Mangold offered her thoughts at the Greater Yellowstone Agricultural Forum, held by Montana Land Reliance. More than 100 people attended, including about a dozen Future Farmers of America and Bozeman state Reps. Zach Brown (a Democrat) and Walt Sales (a Republican).
So what will the future hold, and what will producers do to stop these invasions from growing, further depleting usable forage and increasing fire danger and erosion?
Mangold said these things involve complex relationships in a world with changing climate patterns, increasing carbon dioxide levels and changing land uses. And we have limited data on current problems, and what landowners (especially private landowners) are doing to fight weeds.
“There could be a species down the line that we don’t even have in Montana that we’re worried about 20 years from now that we’re not worried about today,” Mangold said. “There’s a lot of unknowns.”
What is known is that for most of a century, Montana temperatures have risen at a pace of about 0.2 degrees per decade. That’s letting weeds spread further north, and into higher elevations, than they were before.

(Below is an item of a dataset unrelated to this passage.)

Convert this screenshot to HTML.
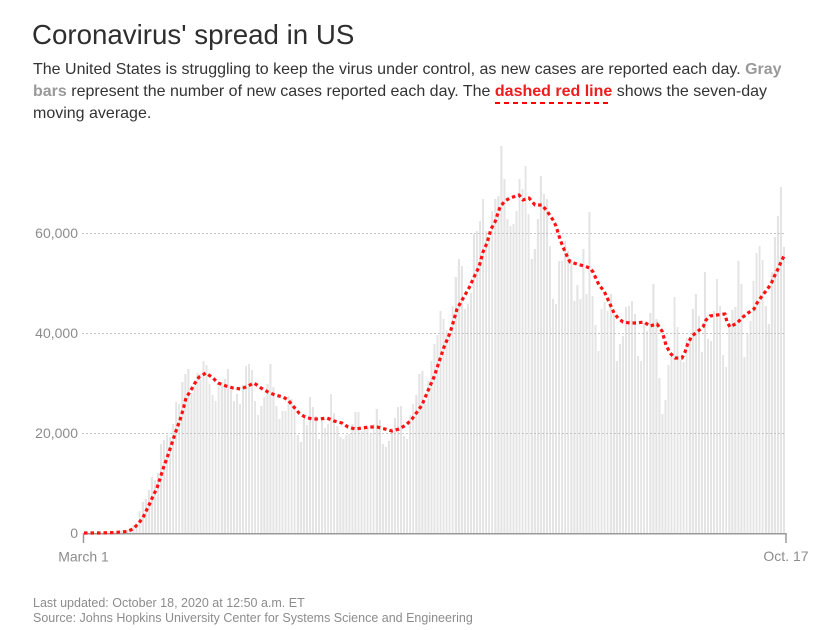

Precipitation has stayed fairly steady over the long haul; but it’s changing, coming at different times. In 2017, for example, a snowy winter gave way to a dry summer and a major fire year, distressing more than a million acres and creating more opportunity for invasives. Floods, too, help the weeds, depositing fresh soil in new places and spreading seeds.
So Montana producers are responding in ever-changing ways. Most producers use herbicides to fight weeds, and about half use more than one method.
For cheatgrass, the resistance may be in the forms of biocontrol, such as bacteria, mites, fungi or insects that move in to the plants and attack their vigor — not killing or consuming them outright, but weakening their ability to reproduce.
It takes careful science and practice to do it right. Pests need to be administered at the right time in the weed’s life, under the proper conditions of temperature and moisture. Once applied, it could take years before they take effect (assuming they work at all). And to use species in this way can require federal approval which could take years to get.
Then there’s livestock grazing for weed management, and the same creatures which sometimes create a welcome environment for weeds can also help get rid of them.
Grazing management, after all, is the world’s second-oldest profession, MSU Professor Jeff Mosley joked.
The process also involves planning — grazing before herbicide application or spreading the seeds of desirable plants when the weeds are being eaten just before the animals graze.Getting cattle (or sheep or goats) to eat away the bad plants takes some convincing, and researchers have, for example, carefully introduced knapweed into livestock diets, using the same feeding bins the cattle associate with plants they like.
In any case, this approach also may take years to get the full results.
To measure the effectiveness, researchers (or, better yet, their graduate students) examine the cattle excrement for seeds, which pass through but are significantly less viable after making that journey.
“The proof is in the pie,” Mosley said.